Begin Provided entries

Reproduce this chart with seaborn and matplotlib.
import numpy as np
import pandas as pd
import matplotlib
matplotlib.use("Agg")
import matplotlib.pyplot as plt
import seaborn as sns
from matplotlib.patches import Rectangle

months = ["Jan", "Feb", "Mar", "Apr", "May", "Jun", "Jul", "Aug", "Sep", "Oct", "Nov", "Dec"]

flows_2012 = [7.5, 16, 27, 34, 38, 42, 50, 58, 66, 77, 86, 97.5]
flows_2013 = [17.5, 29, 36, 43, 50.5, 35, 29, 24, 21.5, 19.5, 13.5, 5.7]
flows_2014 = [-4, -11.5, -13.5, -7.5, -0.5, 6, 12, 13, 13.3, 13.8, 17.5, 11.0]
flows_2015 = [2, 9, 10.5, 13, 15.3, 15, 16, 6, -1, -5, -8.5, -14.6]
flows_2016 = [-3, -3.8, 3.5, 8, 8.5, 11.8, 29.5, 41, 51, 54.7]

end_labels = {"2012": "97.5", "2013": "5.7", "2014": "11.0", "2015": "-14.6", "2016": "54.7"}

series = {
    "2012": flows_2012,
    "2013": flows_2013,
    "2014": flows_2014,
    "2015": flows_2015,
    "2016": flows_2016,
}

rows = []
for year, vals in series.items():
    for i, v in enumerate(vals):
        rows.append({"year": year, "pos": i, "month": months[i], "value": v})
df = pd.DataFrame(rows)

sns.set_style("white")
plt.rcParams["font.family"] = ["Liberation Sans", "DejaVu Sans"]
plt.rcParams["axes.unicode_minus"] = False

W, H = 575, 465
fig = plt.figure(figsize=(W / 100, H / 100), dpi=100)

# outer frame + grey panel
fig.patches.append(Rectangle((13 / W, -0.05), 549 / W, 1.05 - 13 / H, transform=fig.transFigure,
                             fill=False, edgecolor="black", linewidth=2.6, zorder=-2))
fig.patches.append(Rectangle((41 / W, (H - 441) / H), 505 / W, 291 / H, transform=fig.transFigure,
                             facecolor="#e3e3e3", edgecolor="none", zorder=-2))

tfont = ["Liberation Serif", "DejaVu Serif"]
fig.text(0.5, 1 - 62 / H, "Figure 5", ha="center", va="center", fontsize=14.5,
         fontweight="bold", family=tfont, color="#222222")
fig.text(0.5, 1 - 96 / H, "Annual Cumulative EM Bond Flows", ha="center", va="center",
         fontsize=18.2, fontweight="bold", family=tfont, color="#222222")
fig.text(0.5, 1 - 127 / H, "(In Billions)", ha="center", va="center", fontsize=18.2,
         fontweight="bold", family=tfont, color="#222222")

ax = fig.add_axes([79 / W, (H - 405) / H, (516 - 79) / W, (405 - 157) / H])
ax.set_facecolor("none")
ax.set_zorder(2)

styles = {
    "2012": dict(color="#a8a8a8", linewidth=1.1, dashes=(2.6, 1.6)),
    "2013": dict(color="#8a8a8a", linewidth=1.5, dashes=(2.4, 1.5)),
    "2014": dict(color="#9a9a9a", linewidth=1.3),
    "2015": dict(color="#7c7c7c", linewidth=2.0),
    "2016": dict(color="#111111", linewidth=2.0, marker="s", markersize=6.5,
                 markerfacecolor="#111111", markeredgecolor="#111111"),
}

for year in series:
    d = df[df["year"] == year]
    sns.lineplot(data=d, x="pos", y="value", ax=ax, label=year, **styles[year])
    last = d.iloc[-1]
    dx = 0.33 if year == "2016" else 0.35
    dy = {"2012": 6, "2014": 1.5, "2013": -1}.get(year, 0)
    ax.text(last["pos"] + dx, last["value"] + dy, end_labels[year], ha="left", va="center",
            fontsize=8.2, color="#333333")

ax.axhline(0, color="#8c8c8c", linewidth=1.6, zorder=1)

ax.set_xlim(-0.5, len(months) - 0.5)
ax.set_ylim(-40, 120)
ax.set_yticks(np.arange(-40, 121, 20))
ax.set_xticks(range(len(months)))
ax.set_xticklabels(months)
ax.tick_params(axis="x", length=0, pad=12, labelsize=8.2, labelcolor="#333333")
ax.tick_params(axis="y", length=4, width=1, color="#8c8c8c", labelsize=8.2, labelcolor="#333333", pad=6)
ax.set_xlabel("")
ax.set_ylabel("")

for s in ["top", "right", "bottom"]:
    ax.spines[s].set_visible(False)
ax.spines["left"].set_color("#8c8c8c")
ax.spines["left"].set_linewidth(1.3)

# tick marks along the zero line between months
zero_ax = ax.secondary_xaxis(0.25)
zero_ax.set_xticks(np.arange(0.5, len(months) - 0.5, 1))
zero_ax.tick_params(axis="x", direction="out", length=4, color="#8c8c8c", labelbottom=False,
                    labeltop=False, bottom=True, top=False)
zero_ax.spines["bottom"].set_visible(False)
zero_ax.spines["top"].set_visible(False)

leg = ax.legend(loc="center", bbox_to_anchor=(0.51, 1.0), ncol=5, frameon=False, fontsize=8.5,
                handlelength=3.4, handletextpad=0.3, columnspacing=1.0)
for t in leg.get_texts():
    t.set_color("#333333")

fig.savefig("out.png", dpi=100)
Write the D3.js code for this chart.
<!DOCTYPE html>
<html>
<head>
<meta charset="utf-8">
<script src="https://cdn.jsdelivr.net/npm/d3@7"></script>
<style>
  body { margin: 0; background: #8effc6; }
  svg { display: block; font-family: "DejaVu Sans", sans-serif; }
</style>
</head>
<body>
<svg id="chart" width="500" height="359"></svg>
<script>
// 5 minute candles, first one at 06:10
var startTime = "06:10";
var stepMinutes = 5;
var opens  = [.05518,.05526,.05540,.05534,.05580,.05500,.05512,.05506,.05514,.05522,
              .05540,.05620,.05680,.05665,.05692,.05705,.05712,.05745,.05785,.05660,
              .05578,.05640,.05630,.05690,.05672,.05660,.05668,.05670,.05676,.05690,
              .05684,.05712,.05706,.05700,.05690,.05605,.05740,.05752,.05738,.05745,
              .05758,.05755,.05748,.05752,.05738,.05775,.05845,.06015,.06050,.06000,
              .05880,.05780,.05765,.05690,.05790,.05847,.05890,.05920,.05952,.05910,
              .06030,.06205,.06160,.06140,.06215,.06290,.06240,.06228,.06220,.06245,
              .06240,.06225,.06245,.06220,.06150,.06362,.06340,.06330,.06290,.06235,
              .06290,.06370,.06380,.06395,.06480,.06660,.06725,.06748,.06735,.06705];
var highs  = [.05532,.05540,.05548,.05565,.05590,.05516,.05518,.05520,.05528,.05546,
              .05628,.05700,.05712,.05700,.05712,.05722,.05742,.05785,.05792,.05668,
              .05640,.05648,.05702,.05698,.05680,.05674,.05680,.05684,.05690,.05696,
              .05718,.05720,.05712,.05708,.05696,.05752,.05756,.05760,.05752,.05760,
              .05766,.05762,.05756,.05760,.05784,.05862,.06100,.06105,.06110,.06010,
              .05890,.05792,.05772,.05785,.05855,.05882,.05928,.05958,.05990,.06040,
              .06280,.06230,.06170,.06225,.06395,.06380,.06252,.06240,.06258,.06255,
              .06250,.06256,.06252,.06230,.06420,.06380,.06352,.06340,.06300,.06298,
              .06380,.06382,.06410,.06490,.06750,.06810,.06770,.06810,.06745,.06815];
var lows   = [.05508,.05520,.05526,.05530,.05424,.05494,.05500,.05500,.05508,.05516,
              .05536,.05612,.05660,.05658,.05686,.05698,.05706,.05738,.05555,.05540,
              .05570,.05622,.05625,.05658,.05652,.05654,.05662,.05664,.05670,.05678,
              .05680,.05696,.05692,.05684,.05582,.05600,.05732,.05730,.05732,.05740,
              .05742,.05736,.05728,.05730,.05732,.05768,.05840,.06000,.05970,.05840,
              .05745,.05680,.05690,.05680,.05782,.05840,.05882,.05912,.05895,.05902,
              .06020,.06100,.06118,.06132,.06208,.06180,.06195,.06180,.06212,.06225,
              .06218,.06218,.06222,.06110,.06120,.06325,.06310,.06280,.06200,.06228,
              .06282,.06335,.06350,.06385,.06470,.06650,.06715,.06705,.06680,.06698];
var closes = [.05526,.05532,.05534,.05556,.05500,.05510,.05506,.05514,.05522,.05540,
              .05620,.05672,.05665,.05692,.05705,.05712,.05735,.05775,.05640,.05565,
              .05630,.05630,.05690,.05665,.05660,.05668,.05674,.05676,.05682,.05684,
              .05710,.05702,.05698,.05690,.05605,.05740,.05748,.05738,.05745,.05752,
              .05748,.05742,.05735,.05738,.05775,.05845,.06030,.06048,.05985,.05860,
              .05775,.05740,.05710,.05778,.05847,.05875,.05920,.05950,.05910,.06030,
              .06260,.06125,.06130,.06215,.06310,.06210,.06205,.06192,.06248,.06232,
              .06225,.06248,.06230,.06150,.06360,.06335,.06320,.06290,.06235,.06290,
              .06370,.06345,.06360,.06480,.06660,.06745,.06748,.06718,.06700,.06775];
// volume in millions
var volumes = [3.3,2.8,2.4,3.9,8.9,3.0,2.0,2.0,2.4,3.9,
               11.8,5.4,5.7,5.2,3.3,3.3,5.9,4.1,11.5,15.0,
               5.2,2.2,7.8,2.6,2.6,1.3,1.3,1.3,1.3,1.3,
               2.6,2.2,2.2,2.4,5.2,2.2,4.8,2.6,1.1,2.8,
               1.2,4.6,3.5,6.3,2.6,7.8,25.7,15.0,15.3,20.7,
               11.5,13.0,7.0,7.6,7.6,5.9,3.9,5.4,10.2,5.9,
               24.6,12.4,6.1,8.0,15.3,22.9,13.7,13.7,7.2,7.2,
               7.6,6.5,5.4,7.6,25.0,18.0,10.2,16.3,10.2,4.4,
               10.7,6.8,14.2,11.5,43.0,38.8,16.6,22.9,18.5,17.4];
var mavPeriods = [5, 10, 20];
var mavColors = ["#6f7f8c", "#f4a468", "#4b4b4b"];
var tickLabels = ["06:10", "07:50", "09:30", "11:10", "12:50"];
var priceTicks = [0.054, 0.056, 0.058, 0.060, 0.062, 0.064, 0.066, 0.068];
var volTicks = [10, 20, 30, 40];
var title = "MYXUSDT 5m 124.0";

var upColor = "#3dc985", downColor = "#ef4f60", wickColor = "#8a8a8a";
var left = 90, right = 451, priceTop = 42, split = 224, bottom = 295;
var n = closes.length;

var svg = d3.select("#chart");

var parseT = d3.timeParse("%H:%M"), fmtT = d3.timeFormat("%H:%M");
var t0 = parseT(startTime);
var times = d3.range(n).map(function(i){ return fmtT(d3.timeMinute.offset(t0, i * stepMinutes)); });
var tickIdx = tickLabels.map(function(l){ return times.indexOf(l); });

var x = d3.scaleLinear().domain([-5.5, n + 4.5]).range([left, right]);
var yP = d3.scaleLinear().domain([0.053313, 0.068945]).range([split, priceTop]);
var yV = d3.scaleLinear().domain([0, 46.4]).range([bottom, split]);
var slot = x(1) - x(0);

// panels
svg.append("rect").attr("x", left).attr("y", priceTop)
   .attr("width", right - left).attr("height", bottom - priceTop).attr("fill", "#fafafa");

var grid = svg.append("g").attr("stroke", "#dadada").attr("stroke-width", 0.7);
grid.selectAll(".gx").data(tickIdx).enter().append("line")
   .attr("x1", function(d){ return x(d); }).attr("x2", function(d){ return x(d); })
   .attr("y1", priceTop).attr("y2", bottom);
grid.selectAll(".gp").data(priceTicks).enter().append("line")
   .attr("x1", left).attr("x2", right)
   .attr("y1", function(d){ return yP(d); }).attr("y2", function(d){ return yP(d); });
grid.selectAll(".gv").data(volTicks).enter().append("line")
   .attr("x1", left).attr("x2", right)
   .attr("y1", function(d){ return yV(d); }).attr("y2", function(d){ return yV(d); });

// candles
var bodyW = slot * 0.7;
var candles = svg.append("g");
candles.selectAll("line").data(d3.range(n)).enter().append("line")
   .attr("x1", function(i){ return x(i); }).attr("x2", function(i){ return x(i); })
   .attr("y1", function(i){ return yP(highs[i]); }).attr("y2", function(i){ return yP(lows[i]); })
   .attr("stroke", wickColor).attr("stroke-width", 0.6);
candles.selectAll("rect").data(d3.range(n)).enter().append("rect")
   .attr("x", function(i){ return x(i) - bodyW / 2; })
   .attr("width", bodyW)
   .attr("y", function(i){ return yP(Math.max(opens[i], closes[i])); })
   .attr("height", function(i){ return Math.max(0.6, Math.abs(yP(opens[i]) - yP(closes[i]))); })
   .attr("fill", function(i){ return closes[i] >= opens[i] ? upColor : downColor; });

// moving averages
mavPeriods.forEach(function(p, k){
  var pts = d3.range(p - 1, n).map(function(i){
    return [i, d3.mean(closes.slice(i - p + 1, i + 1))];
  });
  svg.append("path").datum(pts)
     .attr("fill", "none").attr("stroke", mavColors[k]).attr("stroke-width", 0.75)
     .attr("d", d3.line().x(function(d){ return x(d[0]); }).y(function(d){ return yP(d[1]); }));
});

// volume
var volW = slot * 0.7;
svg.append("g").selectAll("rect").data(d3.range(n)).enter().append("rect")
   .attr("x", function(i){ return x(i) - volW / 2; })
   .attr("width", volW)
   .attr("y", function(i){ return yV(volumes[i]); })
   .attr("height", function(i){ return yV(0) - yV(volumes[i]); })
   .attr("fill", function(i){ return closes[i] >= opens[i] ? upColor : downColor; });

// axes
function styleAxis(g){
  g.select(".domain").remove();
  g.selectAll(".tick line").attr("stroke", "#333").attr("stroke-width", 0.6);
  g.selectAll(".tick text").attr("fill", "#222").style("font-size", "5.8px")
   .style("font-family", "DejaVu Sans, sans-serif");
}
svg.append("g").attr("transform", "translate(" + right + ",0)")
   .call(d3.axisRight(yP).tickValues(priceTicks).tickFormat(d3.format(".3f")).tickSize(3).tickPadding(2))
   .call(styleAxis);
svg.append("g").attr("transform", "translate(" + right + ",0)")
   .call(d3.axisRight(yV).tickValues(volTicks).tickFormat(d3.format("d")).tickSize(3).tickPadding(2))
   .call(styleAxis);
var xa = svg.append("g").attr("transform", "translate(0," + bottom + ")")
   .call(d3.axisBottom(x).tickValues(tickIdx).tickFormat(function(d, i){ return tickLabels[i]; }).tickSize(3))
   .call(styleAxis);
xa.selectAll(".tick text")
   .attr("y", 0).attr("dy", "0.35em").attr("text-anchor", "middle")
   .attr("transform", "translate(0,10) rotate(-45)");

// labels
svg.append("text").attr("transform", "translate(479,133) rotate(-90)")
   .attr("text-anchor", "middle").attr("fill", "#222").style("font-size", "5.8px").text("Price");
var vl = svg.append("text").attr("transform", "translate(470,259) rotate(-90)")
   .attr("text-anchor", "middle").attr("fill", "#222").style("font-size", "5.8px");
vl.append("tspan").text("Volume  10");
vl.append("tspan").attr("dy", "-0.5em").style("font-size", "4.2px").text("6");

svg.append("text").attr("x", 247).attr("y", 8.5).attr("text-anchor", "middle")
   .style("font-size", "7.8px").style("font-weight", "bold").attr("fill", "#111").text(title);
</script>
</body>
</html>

End Provided entries

What to work on: Up to and including the line with "from matplotlib.patches import Rectangle", print every line of the records from the start.

Worked solution:
Reproduce this chart with seaborn and matplotlib.
import numpy as np
import pandas as pd
import matplotlib
matplotlib.use("Agg")
import matplotlib.pyplot as plt
import seaborn as sns
from matplotlib.patches import Rectangle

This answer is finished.